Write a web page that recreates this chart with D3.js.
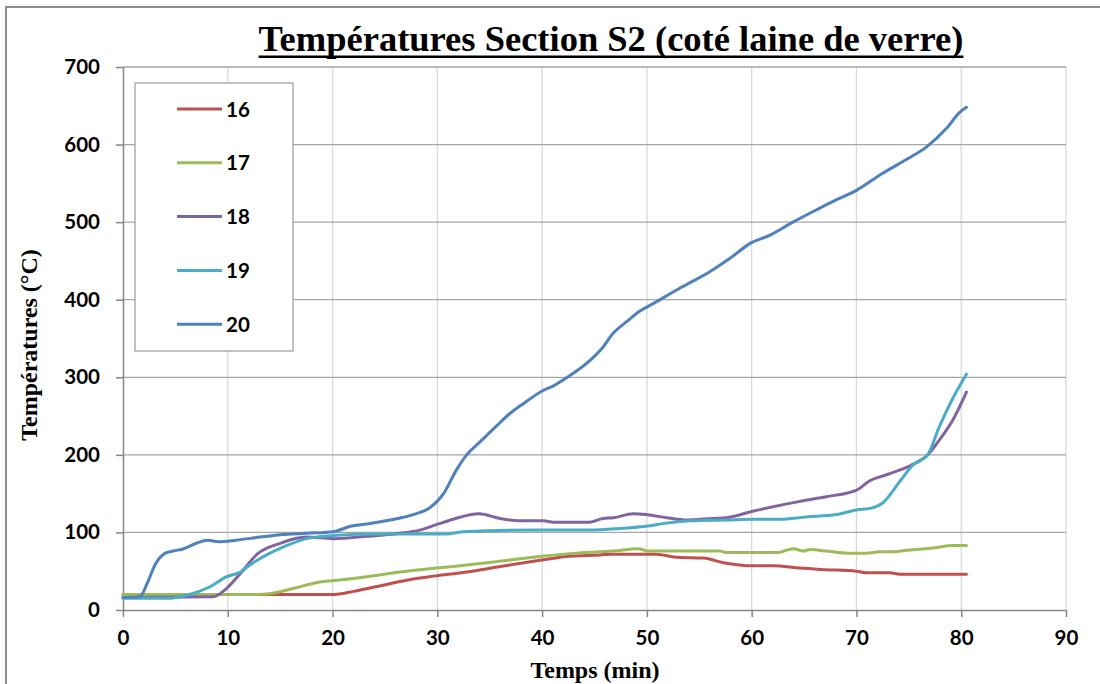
<!DOCTYPE html>
<html>
<head>
<meta charset="utf-8">
<script src="https://cdn.jsdelivr.net/npm/d3@7"></script>
<style>
  body { margin: 0; background: #fff; }
  svg { display: block; }
</style>
</head>
<body>
<div id="chart"></div>
<script>
const width = 1100;
const height = 684;

// series: [temps (min), température (°C)]
const s16 = [[0,20],[12,20],[20,20],[22,24],[24.8,32],[27.7,40],[29.9,44],[32.8,49],[36,56],[39.8,64],[42.3,69],[45.5,71],[46.8,72],[50.9,72],[52.8,68],[55.4,67],[57.3,61],[60.1,57],[62,57],[64.6,54],[67.1,52],[70,50],[71,48],[73.2,48],[74.1,46],[80.5,46]];
const s17 = [[0,20],[12.8,20],[14,21],[16.3,28],[18.8,36],[20.1,38],[23.3,43],[26.4,49],[29.9,54],[32.8,58],[36,63],[39.8,69],[43,73],[45.5,75],[46.8,76],[49.2,79],[50.1,76],[57,76],[57.6,74],[62.4,74],[64,79],[64.9,76],[65.6,78],[67.1,76],[69.6,73],[71,73],[72.2,75],[73.2,75],[74.8,77],[77.3,80],[79.2,83],[80.5,83]];
const s18 = [[0,16],[8.6,17],[9.9,28],[11.2,47],[12.8,72],[15,86],[17.5,94],[20.1,92],[23.3,95],[26.4,99],[28.3,103],[29.9,110],[31.5,117],[34,124],[36,118],[37.9,115],[40.1,115],[41.1,113],[44.4,113],[45.8,118],[46.8,119],[48.7,124],[49.9,123],[51.9,119],[53.8,116],[56.3,118],[57.6,119],[60,127],[64.6,140],[67.1,146],[69.7,153],[70.1,155],[71.2,166],[73,175],[75.1,186],[76.8,200],[77.9,219],[79.2,245],[80.5,281]];
const s19 = [[0,15],[4.2,15],[6.1,19],[8.3,30],[9.9,43],[11.2,49],[12.1,58],[13.7,71],[15.6,83],[17.5,92],[20.1,96],[23.3,98],[30.9,98],[32.5,101],[39.8,103],[44.6,103],[47.4,105],[49.9,108],[51.9,112],[54.4,115],[57.6,116],[60.1,117],[62.7,117],[65.2,120],[68.1,123],[70,129],[71.3,131],[72.5,138],[74.1,165],[75.4,187],[76.8,200],[77.9,236],[79.2,273],[80.5,304]];
const s20 = [[0,16],[1.6,17],[2.3,34],[3.05,58],[4,73],[4.8,76],[5.8,79],[7,86],[8.1,90],[9.1,88],[10.8,90],[13.1,94],[15,97],[17.5,99],[20.1,101],[21.7,108],[23.3,111],[25.5,116],[27.7,123],[29.3,132],[30.6,150],[31.8,180],[32.8,200],[34.1,217],[35.7,238],[36.9,253],[38.2,266],[40.1,283],[41.1,289],[42.3,299],[44.6,322],[45.7,337],[46.8,357],[48.1,372],[49.3,385],[50.6,395],[53.3,416],[56,436],[57.9,453],[59.9,473],[61.7,483],[63.8,499],[66.2,516],[68.1,529],[70,541],[72.5,563],[74.8,581],[76.7,597],[78.6,621],[79.9,642],[80.5,648]];

const seriesNames = ["16", "17", "18", "19", "20"];
const seriesData = [s16, s17, s18, s19, s20];
const colors = ["#c0504d", "#9bbb59", "#8064a2", "#4bacc6", "#4f81bd"];
const xTicks = [0, 10, 20, 30, 40, 50, 60, 70, 80, 90];
const yTicks = [0, 100, 200, 300, 400, 500, 600, 700];

const svg = d3.select("#chart").append("svg")
	.attr("width", width)
	.attr("height", height);

// outer frame (only left/top visible)
svg.append("path")
	.attr("d", "M6,684 V7 H1100")
	.attr("fill", "none")
	.attr("stroke", "#8c8c8c")
	.attr("stroke-width", 2);

const x = d3.scaleLinear().domain([0, 90]).range([123, 1066]);
const y = d3.scaleLinear().domain([0, 700]).range([610, 67]);

// gridlines
svg.append("g").selectAll("line")
	.data(xTicks.slice(1))
	.join("line")
	.attr("x1", d => x(d)).attr("x2", d => x(d))
	.attr("y1", y(700)).attr("y2", y(0))
	.attr("stroke", "#d9d9d9").attr("stroke-width", 1.3);

svg.append("g").selectAll("line")
	.data(yTicks.slice(1))
	.join("line")
	.attr("x1", x(0)).attr("x2", x(90))
	.attr("y1", d => y(d)).attr("y2", d => y(d))
	.attr("stroke", "#a6a6a6").attr("stroke-width", 1.3);

// axes
const tickFont = "Lato, 'Open Sans', sans-serif";

const xAxis = svg.append("g")
	.attr("transform", `translate(0,${y(0)})`)
	.call(d3.axisBottom(x).tickValues(xTicks).tickSize(7).tickPadding(13).tickSizeOuter(0));
const yAxis = svg.append("g")
	.attr("transform", `translate(${x(0)},0)`)
	.call(d3.axisLeft(y).tickValues(yTicks).tickSize(7).tickPadding(16).tickSizeOuter(0));

[xAxis, yAxis].forEach(g => {
	g.select(".domain").attr("stroke", "#868686").attr("stroke-width", 1.5);
	g.selectAll(".tick line").attr("stroke", "#868686").attr("stroke-width", 1.5);
	g.selectAll(".tick text")
		.attr("fill", "#000")
		.style("font-family", tickFont)
		.style("font-weight", "bold")
		.style("font-size", "20.5px");
});

// lines
const line = d3.line()
	.x(d => x(d[0]))
	.y(d => y(d[1]))
	.curve(d3.curveMonotoneX);

svg.append("g").selectAll("path")
	.data(seriesData)
	.join("path")
	.attr("d", line)
	.attr("fill", "none")
	.attr("stroke", (d, i) => colors[i])
	.attr("stroke-width", 3)
	.attr("stroke-linejoin", "round")
	.attr("stroke-linecap", "round");

// legend
const legend = svg.append("g");
legend.append("rect")
	.attr("x", 135).attr("y", 83)
	.attr("width", 158).attr("height", 268)
	.attr("fill", "#fff")
	.attr("stroke", "#9a9a9a")
	.attr("stroke-width", 1.2);

const items = legend.selectAll("g.item")
	.data(seriesNames)
	.join("g")
	.attr("class", "item")
	.attr("transform", (d, i) => `translate(0,${109 + i * 53.8})`);

items.append("line")
	.attr("x1", 177).attr("x2", 222)
	.attr("stroke", (d, i) => colors[i])
	.attr("stroke-width", 3);

items.append("text")
	.attr("x", 226).attr("y", 7.5)
	.text(d => d)
	.style("font-family", tickFont)
	.style("font-weight", "bold")
	.style("font-size", "20.5px");

// titles
const serif = "'Liberation Serif', 'Times New Roman', serif";

const title = svg.append("text")
	.attr("x", 611).attr("y", 51)
	.attr("text-anchor", "middle")
	.style("font-family", serif)
	.style("font-weight", "bold")
	.style("font-size", "36.5px")
	.text("Températures Section S2 (coté laine de verre)");

const tb = title.node().getBBox();
svg.append("rect")
	.attr("x", tb.x).attr("y", 55.5)
	.attr("width", tb.width).attr("height", 2.5)
	.attr("fill", "#000");

svg.append("text")
	.attr("transform", "translate(37,345) rotate(-90)")
	.attr("text-anchor", "middle")
	.style("font-family", serif)
	.style("font-weight", "bold")
	.style("font-size", "24px")
	.text("Températures (°C)");

svg.append("text")
	.attr("x", 595).attr("y", 678)
	.attr("text-anchor", "middle")
	.style("font-family", serif)
	.style("font-weight", "bold")
	.style("font-size", "24px")
	.text("Temps (min)");
</script>
</body>
</html>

## YOUR TASK
Quote the material word for word, dropping any images it holds.

## THE SOLUTION
Write a web page that recreates this chart with D3.js.
<!DOCTYPE html>
<html>
<head>
<meta charset="utf-8">
<script src="https://cdn.jsdelivr.net/npm/d3@7"></script>
<style>
  body { margin: 0; background: #fff; }
  svg { display: block; }
</style>
</head>
<body>
<div id="chart"></div>
<script>
const width = 1100;
const height = 684;

// series: [temps (min), température (°C)]
const s16 = [[0,20],[12,20],[20,20],[22,24],[24.8,32],[27.7,40],[29.9,44],[32.8,49],[36,56],[39.8,64],[42.3,69],[45.5,71],[46.8,72],[50.9,72],[52.8,68],[55.4,67],[57.3,61],[60.1,57],[62,57],[64.6,54],[67.1,52],[70,50],[71,48],[73.2,48],[74.1,46],[80.5,46]];
const s17 = [[0,20],[12.8,20],[14,21],[16.3,28],[18.8,36],[20.1,38],[23.3,43],[26.4,49],[29.9,54],[32.8,58],[36,63],[39.8,69],[43,73],[45.5,75],[46.8,76],[49.2,79],[50.1,76],[57,76],[57.6,74],[62.4,74],[64,79],[64.9,76],[65.6,78],[67.1,76],[69.6,73],[71,73],[72.2,75],[73.2,75],[74.8,77],[77.3,80],[79.2,83],[80.5,83]];
const s18 = [[0,16],[8.6,17],[9.9,28],[11.2,47],[12.8,72],[15,86],[17.5,94],[20.1,92],[23.3,95],[26.4,99],[28.3,103],[29.9,110],[31.5,117],[34,124],[36,118],[37.9,115],[40.1,115],[41.1,113],[44.4,113],[45.8,118],[46.8,119],[48.7,124],[49.9,123],[51.9,119],[53.8,116],[56.3,118],[57.6,119],[60,127],[64.6,140],[67.1,146],[69.7,153],[70.1,155],[71.2,166],[73,175],[75.1,186],[76.8,200],[77.9,219],[79.2,245],[80.5,281]];
const s19 = [[0,15],[4.2,15],[6.1,19],[8.3,30],[9.9,43],[11.2,49],[12.1,58],[13.7,71],[15.6,83],[17.5,92],[20.1,96],[23.3,98],[30.9,98],[32.5,101],[39.8,103],[44.6,103],[47.4,105],[49.9,108],[51.9,112],[54.4,115],[57.6,116],[60.1,117],[62.7,117],[65.2,120],[68.1,123],[70,129],[71.3,131],[72.5,138],[74.1,165],[75.4,187],[76.8,200],[77.9,236],[79.2,273],[80.5,304]];
const s20 = [[0,16],[1.6,17],[2.3,34],[3.05,58],[4,73],[4.8,76],[5.8,79],[7,86],[8.1,90],[9.1,88],[10.8,90],[13.1,94],[15,97],[17.5,99],[20.1,101],[21.7,108],[23.3,111],[25.5,116],[27.7,123],[29.3,132],[30.6,150],[31.8,180],[32.8,200],[34.1,217],[35.7,238],[36.9,253],[38.2,266],[40.1,283],[41.1,289],[42.3,299],[44.6,322],[45.7,337],[46.8,357],[48.1,372],[49.3,385],[50.6,395],[53.3,416],[56,436],[57.9,453],[59.9,473],[61.7,483],[63.8,499],[66.2,516],[68.1,529],[70,541],[72.5,563],[74.8,581],[76.7,597],[78.6,621],[79.9,642],[80.5,648]];

const seriesNames = ["16", "17", "18", "19", "20"];
const seriesData = [s16, s17, s18, s19, s20];
const colors = ["#c0504d", "#9bbb59", "#8064a2", "#4bacc6", "#4f81bd"];
const xTicks = [0, 10, 20, 30, 40, 50, 60, 70, 80, 90];
const yTicks = [0, 100, 200, 300, 400, 500, 600, 700];

const svg = d3.select("#chart").append("svg")
	.attr("width", width)
	.attr("height", height);

// outer frame (only left/top visible)
svg.append("path")
	.attr("d", "M6,684 V7 H1100")
	.attr("fill", "none")
	.attr("stroke", "#8c8c8c")
	.attr("stroke-width", 2);

const x = d3.scaleLinear().domain([0, 90]).range([123, 1066]);
const y = d3.scaleLinear().domain([0, 700]).range([610, 67]);

// gridlines
svg.append("g").selectAll("line")
	.data(xTicks.slice(1))
	.join("line")
	.attr("x1", d => x(d)).attr("x2", d => x(d))
	.attr("y1", y(700)).attr("y2", y(0))
	.attr("stroke", "#d9d9d9").attr("stroke-width", 1.3);

svg.append("g").selectAll("line")
	.data(yTicks.slice(1))
	.join("line")
	.attr("x1", x(0)).attr("x2", x(90))
	.attr("y1", d => y(d)).attr("y2", d => y(d))
	.attr("stroke", "#a6a6a6").attr("stroke-width", 1.3);

// axes
const tickFont = "Lato, 'Open Sans', sans-serif";

const xAxis = svg.append("g")
	.attr("transform", `translate(0,${y(0)})`)
	.call(d3.axisBottom(x).tickValues(xTicks).tickSize(7).tickPadding(13).tickSizeOuter(0));
const yAxis = svg.append("g")
	.attr("transform", `translate(${x(0)},0)`)
	.call(d3.axisLeft(y).tickValues(yTicks).tickSize(7).tickPadding(16).tickSizeOuter(0));

[xAxis, yAxis].forEach(g => {
	g.select(".domain").attr("stroke", "#868686").attr("stroke-width", 1.5);
	g.selectAll(".tick line").attr("stroke", "#868686").attr("stroke-width", 1.5);
	g.selectAll(".tick text")
		.attr("fill", "#000")
		.style("font-family", tickFont)
		.style("font-weight", "bold")
		.style("font-size", "20.5px");
});

// lines
const line = d3.line()
	.x(d => x(d[0]))
	.y(d => y(d[1]))
	.curve(d3.curveMonotoneX);

svg.append("g").selectAll("path")
	.data(seriesData)
	.join("path")
	.attr("d", line)
	.attr("fill", "none")
	.attr("stroke", (d, i) => colors[i])
	.attr("stroke-width", 3)
	.attr("stroke-linejoin", "round")
	.attr("stroke-linecap", "round");

// legend
const legend = svg.append("g");
legend.append("rect")
	.attr("x", 135).attr("y", 83)
	.attr("width", 158).attr("height", 268)
	.attr("fill", "#fff")
	.attr("stroke", "#9a9a9a")
	.attr("stroke-width", 1.2);

const items = legend.selectAll("g.item")
	.data(seriesNames)
	.join("g")
	.attr("class", "item")
	.attr("transform", (d, i) => `translate(0,${109 + i * 53.8})`);

items.append("line")
	.attr("x1", 177).attr("x2", 222)
	.attr("stroke", (d, i) => colors[i])
	.attr("stroke-width", 3);

items.append("text")
	.attr("x", 226).attr("y", 7.5)
	.text(d => d)
	.style("font-family", tickFont)
	.style("font-weight", "bold")
	.style("font-size", "20.5px");

// titles
const serif = "'Liberation Serif', 'Times New Roman', serif";

const title = svg.append("text")
	.attr("x", 611).attr("y", 51)
	.attr("text-anchor", "middle")
	.style("font-family", serif)
	.style("font-weight", "bold")
	.style("font-size", "36.5px")
	.text("Températures Section S2 (coté laine de verre)");

const tb = title.node().getBBox();
svg.append("rect")
	.attr("x", tb.x).attr("y", 55.5)
	.attr("width", tb.width).attr("height", 2.5)
	.attr("fill", "#000");

svg.append("text")
	.attr("transform", "translate(37,345) rotate(-90)")
	.attr("text-anchor", "middle")
	.style("font-family", serif)
	.style("font-weight", "bold")
	.style("font-size", "24px")
	.text("Températures (°C)");

svg.append("text")
	.attr("x", 595).attr("y", 678)
	.attr("text-anchor", "middle")
	.style("font-family", serif)
	.style("font-weight", "bold")
	.style("font-size", "24px")
	.text("Temps (min)");
</script>
</body>
</html>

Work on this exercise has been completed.